[Direction]
Return the number of lines that contain the word "this", and return nothing else.

▶

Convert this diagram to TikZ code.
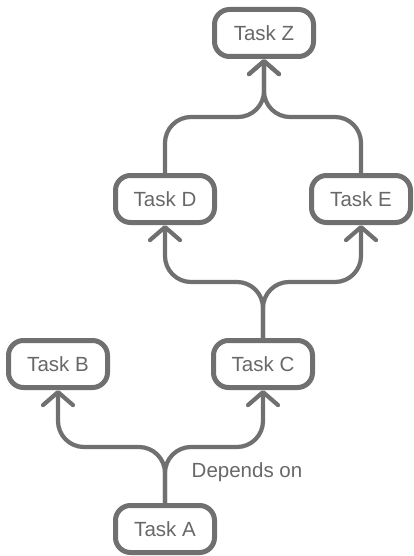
\documentclass[tikz,border=0pt]{standalone}
\usepackage{fontspec}
\setmainfont{Liberation Sans}
\usetikzlibrary{arrows.meta}
\definecolor{ink}{RGB}{112,112,112}
\definecolor{txt}{RGB}{104,104,104}
\begin{document}
\begin{tikzpicture}[x=1pt,y=-1pt,
  task/.style={draw=ink, line width=5pt, fill=white, rounded corners=15pt,
    minimum width=99pt, minimum height=47pt, inner sep=0pt,
    text=txt, font=\fontsize{20.5}{24}\selectfont},
  link/.style={draw=ink, line width=4.2pt, rounded corners=26pt,
    -{Straight Barb[length=13pt,width=30pt,round]}},
  lbl/.style={text=txt, font=\fontsize{20.5}{24}\selectfont}]
\useasboundingbox[fill=white] (0,0) rectangle (414,556);
\node[task] (Z) at (264,33) {Task Z};
\node[task] (D) at (165,199) {Task D};
\node[task] (E) at (361,199) {Task E};
\node[task] (B) at (58,364) {Task B};
\node[task] (C) at (263,364) {Task C};
\node[task] (A) at (165,529) {Task A};
% A -> B, C
\draw[link] (A.north) -- (165,447) -- (58,447) -- (B.south);
\draw[link] (A.north) -- (165,447) -- (263,447) -- (C.south);
% C -> D, E
\draw[link] (C.north) -- (263,282) -- (165,282) -- (D.south);
\draw[link] (C.north) -- (263,282) -- (361,282) -- (E.south);
% D, E -> Z
\draw[link] (D.north) -- (165,117) -- (264,117) -- (Z.south);
\draw[link] (E.north) -- (361,117) -- (264,117) -- (Z.south);
\node[lbl] (dep) at (247,472) {Depends on};
\end{tikzpicture}
\end{document}
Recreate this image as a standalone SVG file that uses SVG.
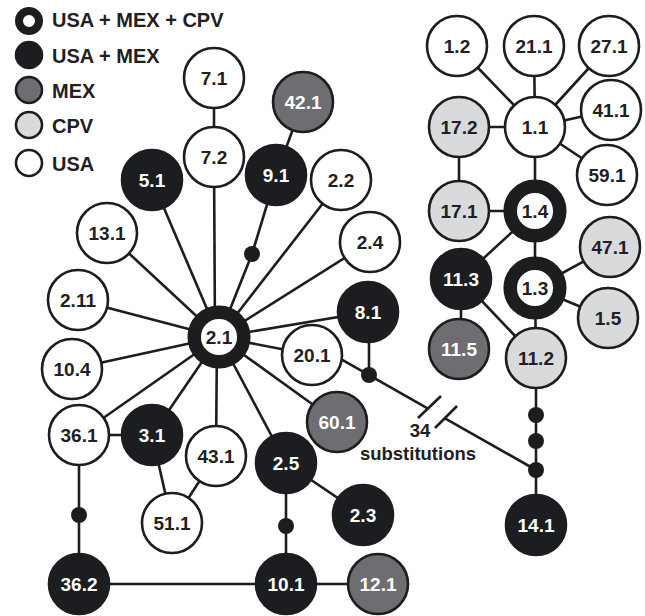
<svg xmlns="http://www.w3.org/2000/svg" width="645" height="616" viewBox="0 0 645 616">
<style>
.e{stroke:#1c1d1f;stroke-width:2.6;fill:none}
.d{fill:#1c1d1f}
.usa{fill:#fff;stroke:#1c1d1f;stroke-width:2.6}
.cpv{fill:#d9dadc;stroke:#1c1d1f;stroke-width:2.6}
.mex{fill:#6e6e72;stroke:#1c1d1f;stroke-width:2.6}
.um{fill:#1c1d20;stroke:#1c1d1f;stroke-width:2.6}
.ring{fill:#fff;stroke:#1c1d1f;stroke-width:13.5}
text{font-family:"Liberation Sans",Arial,sans-serif;font-weight:bold;font-size:19px;text-anchor:middle;fill:#1f2022}
.w{fill:#fff}
.lg{text-anchor:start;font-size:20px}
.sub{font-size:18.5px}
</style>
<rect width="645" height="616" fill="#fff"/>
<g id="legend">
<circle cx="29" cy="21" r="10" fill="#fff" stroke="#1c1d1f" stroke-width="8"/>
<text class="lg" x="52" y="27">USA + MEX + CPV</text>
<circle cx="29" cy="55" r="13" class="um"/>
<text class="lg" x="52" y="63">USA + MEX</text>
<circle cx="29" cy="90" r="13" class="mex"/>
<text class="lg" x="52" y="98">MEX</text>
<circle cx="29" cy="125" r="13" class="cpv"/>
<text class="lg" x="52" y="133">CPV</text>
<circle cx="29" cy="163" r="13" class="usa"/>
<text class="lg" x="52" y="171">USA</text>
</g>
<g id="connectors">
<line class="e" x1="214" y1="78" x2="214" y2="157"/>
<line class="e" x1="215" y1="337" x2="214" y2="157"/>
<line class="e" x1="219" y1="337" x2="152" y2="180"/>
<polyline class="e" points="219,337 252,254 276,175"/>
<line class="e" x1="276" y1="175" x2="303" y2="102"/>
<line class="e" x1="219" y1="337" x2="341" y2="180"/>
<line class="e" x1="219" y1="337" x2="370" y2="242"/>
<line class="e" x1="219" y1="337" x2="368" y2="312"/>
<line class="e" x1="219" y1="337" x2="312" y2="355"/>
<line class="e" x1="219" y1="337" x2="337" y2="422"/>
<line class="e" x1="219" y1="337" x2="286" y2="463"/>
<line class="e" x1="217" y1="337" x2="216" y2="456"/>
<line class="e" x1="219" y1="337" x2="152" y2="435"/>
<line class="e" x1="219" y1="337" x2="79" y2="435"/>
<line class="e" x1="219" y1="337" x2="72" y2="369"/>
<line class="e" x1="219" y1="337" x2="78" y2="300"/>
<line class="e" x1="219" y1="337" x2="107" y2="233"/>
<line class="e" x1="369" y1="312" x2="369" y2="375"/>
<line class="e" x1="330" y1="352.8" x2="428" y2="408.6"/>
<line class="e" x1="418" y1="418" x2="441" y2="396"/>
<line class="e" x1="435" y1="428" x2="457" y2="406"/>
<line class="e" x1="445" y1="418.3" x2="536" y2="470"/>
<line class="e" x1="79" y1="435" x2="152" y2="435"/>
<line class="e" x1="152" y1="435" x2="172" y2="523"/>
<line class="e" x1="216" y1="456" x2="172" y2="523"/>
<line class="e" x1="286" y1="463" x2="363" y2="515"/>
<line class="e" x1="286" y1="463" x2="286" y2="584"/>
<line class="e" x1="79" y1="435" x2="79" y2="584"/>
<line class="e" x1="79" y1="584" x2="378" y2="584"/>
<line class="e" x1="457" y1="46" x2="535" y2="127"/>
<line class="e" x1="534" y1="46" x2="535" y2="127"/>
<line class="e" x1="609" y1="46" x2="535" y2="127"/>
<line class="e" x1="611" y1="110" x2="535" y2="127"/>
<line class="e" x1="607" y1="175" x2="535" y2="127"/>
<line class="e" x1="459" y1="127" x2="535" y2="127"/>
<line class="e" x1="459" y1="127" x2="459" y2="211"/>
<line class="e" x1="535" y1="127" x2="535" y2="211"/>
<line class="e" x1="459" y1="211" x2="535" y2="211"/>
<line class="e" x1="535" y1="211" x2="535" y2="288"/>
<line class="e" x1="535" y1="211" x2="461" y2="279"/>
<line class="e" x1="535" y1="288" x2="610" y2="247"/>
<line class="e" x1="535" y1="288" x2="608" y2="318"/>
<line class="e" x1="461" y1="279" x2="461" y2="349"/>
<line class="e" x1="461" y1="279" x2="536" y2="358"/>
<line class="e" x1="535" y1="288" x2="536" y2="358"/>
<line class="e" x1="536" y1="358" x2="536" y2="525"/>
<circle class="d" cx="252" cy="254" r="8"/>
<circle class="d" cx="369" cy="375" r="8"/>
<circle class="d" cx="79" cy="515" r="8"/>
<circle class="d" cx="286" cy="526" r="8"/>
<circle class="d" cx="536" cy="415" r="8"/>
<circle class="d" cx="536" cy="441" r="8"/>
<circle class="d" cx="536" cy="470" r="8"/>
</g>
<g id="label-34">
<text class="sub" x="420" y="437">34</text>
<text class="sub" x="418" y="460">substitutions</text>
</g>
<g id="n2_1"><circle class="ring" cx="219" cy="337" r="24.8"/><text x="219" y="344">2.1</text></g>
<g id="n7_1"><circle class="usa" cx="214" cy="78" r="30"/><text x="214" y="85">7.1</text></g>
<g id="n7_2"><circle class="usa" cx="214" cy="157" r="30"/><text x="214" y="164">7.2</text></g>
<g id="n5_1"><circle class="um" cx="152" cy="180" r="30"/><text class="w" x="152" y="187">5.1</text></g>
<g id="n42_1"><circle class="mex" cx="303" cy="102" r="30"/><text class="w" x="303" y="109">42.1</text></g>
<g id="n9_1"><circle class="um" cx="276" cy="175" r="30"/><text class="w" x="276" y="182">9.1</text></g>
<g id="n2_2"><circle class="usa" cx="341" cy="180" r="30"/><text x="341" y="187">2.2</text></g>
<g id="n2_4"><circle class="usa" cx="370" cy="242" r="30"/><text x="370" y="249">2.4</text></g>
<g id="n8_1"><circle class="um" cx="368" cy="312" r="30"/><text class="w" x="368" y="319">8.1</text></g>
<g id="n20_1"><circle class="usa" cx="312" cy="355" r="30"/><text x="312" y="362">20.1</text></g>
<g id="n60_1"><circle class="mex" cx="337" cy="422" r="30"/><text class="w" x="337" y="429">60.1</text></g>
<g id="n13_1"><circle class="usa" cx="107" cy="233" r="30"/><text x="107" y="240">13.1</text></g>
<g id="n2_11"><circle class="usa" cx="78" cy="300" r="30"/><text x="78" y="307">2.11</text></g>
<g id="n10_4"><circle class="usa" cx="72" cy="369" r="30"/><text x="72" y="376">10.4</text></g>
<g id="n36_1"><circle class="usa" cx="79" cy="435" r="30"/><text x="79" y="442">36.1</text></g>
<g id="n3_1"><circle class="um" cx="152" cy="435" r="30"/><text class="w" x="152" y="442">3.1</text></g>
<g id="n43_1"><circle class="usa" cx="216" cy="456" r="30"/><text x="216" y="463">43.1</text></g>
<g id="n51_1"><circle class="usa" cx="172" cy="523" r="30"/><text x="172" y="530">51.1</text></g>
<g id="n2_5"><circle class="um" cx="286" cy="463" r="30"/><text class="w" x="286" y="470">2.5</text></g>
<g id="n2_3"><circle class="um" cx="363" cy="515" r="30"/><text class="w" x="363" y="522">2.3</text></g>
<g id="n36_2"><circle class="um" cx="79" cy="584" r="30"/><text class="w" x="79" y="591">36.2</text></g>
<g id="n10_1"><circle class="um" cx="286" cy="584" r="30"/><text class="w" x="286" y="591">10.1</text></g>
<g id="n12_1"><circle class="mex" cx="378" cy="584" r="30"/><text class="w" x="378" y="591">12.1</text></g>
<g id="n1_2"><circle class="usa" cx="457" cy="46" r="30"/><text x="457" y="53">1.2</text></g>
<g id="n21_1"><circle class="usa" cx="534" cy="46" r="30"/><text x="534" y="53">21.1</text></g>
<g id="n27_1"><circle class="usa" cx="609" cy="46" r="30"/><text x="609" y="53">27.1</text></g>
<g id="n1_1"><circle class="usa" cx="535" cy="127" r="30"/><text x="535" y="134">1.1</text></g>
<g id="n17_2"><circle class="cpv" cx="459" cy="127" r="30"/><text x="459" y="134">17.2</text></g>
<g id="n41_1"><circle class="usa" cx="611" cy="110" r="30"/><text x="611" y="117">41.1</text></g>
<g id="n59_1"><circle class="usa" cx="607" cy="175" r="30"/><text x="607" y="182">59.1</text></g>
<g id="n17_1"><circle class="cpv" cx="459" cy="211" r="30"/><text x="459" y="218">17.1</text></g>
<g id="n1_4"><circle class="ring" cx="535" cy="211" r="24.8"/><text x="535" y="218">1.4</text></g>
<g id="n47_1"><circle class="cpv" cx="610" cy="247" r="30"/><text x="610" y="254">47.1</text></g>
<g id="n1_3"><circle class="ring" cx="535" cy="288" r="24.8"/><text x="535" y="295">1.3</text></g>
<g id="n1_5"><circle class="cpv" cx="608" cy="318" r="30"/><text x="608" y="325">1.5</text></g>
<g id="n11_3"><circle class="um" cx="461" cy="279" r="30"/><text class="w" x="461" y="286">11.3</text></g>
<g id="n11_5"><circle class="mex" cx="459" cy="349" r="30"/><text class="w" x="459" y="356">11.5</text></g>
<g id="n11_2"><circle class="cpv" cx="536" cy="358" r="30"/><text x="536" y="365">11.2</text></g>
<g id="n14_1"><circle class="um" cx="536" cy="525" r="30"/><text class="w" x="536" y="532">14.1</text></g>
</svg>
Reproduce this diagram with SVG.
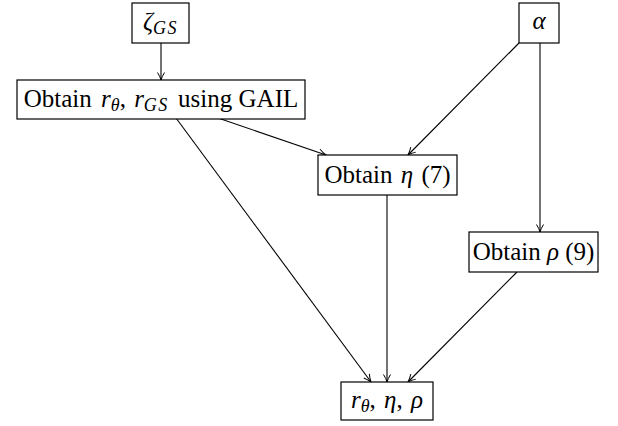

◀

[Answer to the exercise]
3